Irracjonalność to połączenie pobożnych życzeń, doraźnych odruchów przekory i trwałego uporu, który nakazuje, by nie odstąpić na krok, trwać niewzruszenie na wyjściowej pozycji. Paradoksalnie, ta sztywność to tendencja rozwojowa: przekracza własne granice, eskaluje na zasadzie samonapędu. O uparciuchach powiada się nie bez racji, że sami się nakręcają własnymi emocjami – zacietrzewieniem i samoutwierdzeniem. Wielbię siebie i swoją nieomylność tym mocniej, im bardziej inni ludzie i okoliczności jej zaprzeczają. W tej sytuacji nieunikniona jest postawa „na złość mamie odmrożę uszy”, dewiza „postawię na swoim, choćbym miał się zesrać”. I syndrom psa ogrodnika (niech to lepiej szlag trafi, niż miałoby służyć jemu, a nie mnie).
Infantylna reakcja na niekorzystny obrót spraw, na izolację, na dowody własnej śmieszności, a zarazem bezsilności, bezradności jest znana. Nie przyjmuję do wiadomości. Jest (było, będzie) tak, jak ja to widzę i jak sobie życzę, a nie tak, jak o tym świadczą fakty (statystyki, skutki prawne czy ekonomiczne). To przypomina podwórkowe kłótnie o wynik kopania piłki, gdy wprawdzie nam strzelono gola, ale my tego nie uznajemy, i już. I sami sobie przyznajemy medal.
Infantylny „makiawelizm”
Infantylizm w zachowaniach polityków jest jeszcze gorszym zaprzeczeniem profesjonalizmu niż zwykły dyletantyzm, amatorszczyzna, a nawet ignorancja (elementarna niewiedza i nieuctwo). Choć już ignorancja jest dla polityka i dla jego środowiska samobójczo niebezpieczna, gdyż chodzi o chore i chybione ambicje kogoś, kto nie wie, czego nie wie, nie umie i nie rozumie, lecz właśnie dlatego rości pretensje do zajmowania się tym, co go przerasta i o czym nie ma pojęcia.
Infantylizm w przypadku politycznych cwaniaków – upojonych swoją sprawnością, chytrością w ogrywaniu przeciwników socjotechnicznymi sztuczkami, intrygami, w odwracaniu kota ogonem (w interpretacji pojęć, zasad i zdarzeń) – przeradza się w karykaturę makiawelizmu, a w końcu w jego zaprzeczenie.

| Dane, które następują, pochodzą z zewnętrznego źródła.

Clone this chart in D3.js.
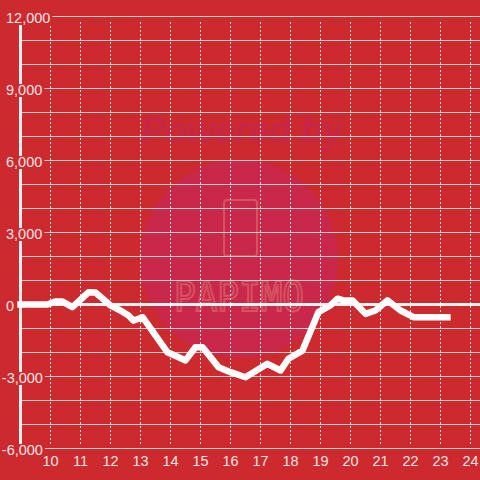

Makiawelizm we właściwym sensie tego słowa polega na skuteczności zapewnionej przez przebiegłość i przewrotność, przez instrumentalne – lecz efektywne i z korzyścią dla danego podmiotu – żonglowanie ideami, wartościami i zasadami, przez zręczne wykorzystywanie lub prowokowanie ludzkich słabości. Ale w służbie poważnych spraw i celów. Makiawelizm sprzężony z infantylizmem to zabawa w spryciarza w małostkowych rozgrywkach podyktowanych osobistymi emocjami i urazami lub nawet zbiorową, ale irracjonalną obsesją. Wtedy jest jak w podwórkowym futbolu. Drybler po wykiwaniu niemal wszystkich po drodze sam się zakiwa, zaplącze we własne nogi; niejako samego siebie przechytrzy. Niezwykle sprytne są jego zagrania po drodze (zwody, faule, zaskakujące psikusy) – i kompletna bezradność w finiszu – po to przebiegł przez całe boisko, popisując się swoją techniką, by pod bramką skiksować.
Ale nic w tym dziwnego. Bycie makiawelistą z prawdziwego zdarzenia wymaga, by w drodze czynić tylko to, co przybliża do ostatecznego celu, a darować sobie okazje i odruchy, które kuszą do bezproduktywnej swawoli; by mieć dystans do własnych emocji, znać granice swojej „wszechmocy” i zachować poczucie rzeczywistości.
Makiawelista upojony swoją dotychczasową skutecznością zamienia się w swoje przeciwieństwo. Życzenia bierze za rzeczywistość, a w odpowiedzi na kłopoty spowodowane własnym chciejstwem przeinacza obraz tego, czego nie może zmienić realnie. Jak generał, który już dawno nie był w okopach i sądzi, że gdy wydał rozkaz, to on się spełni sam z siebie z szacunku i ze strachu dla rozkazodawcy.
Ale zabawa w wielką politykę upodobniona do kaprysów i fantazji dzieciaka-jedynaka to kosztowny eksperyment społeczny.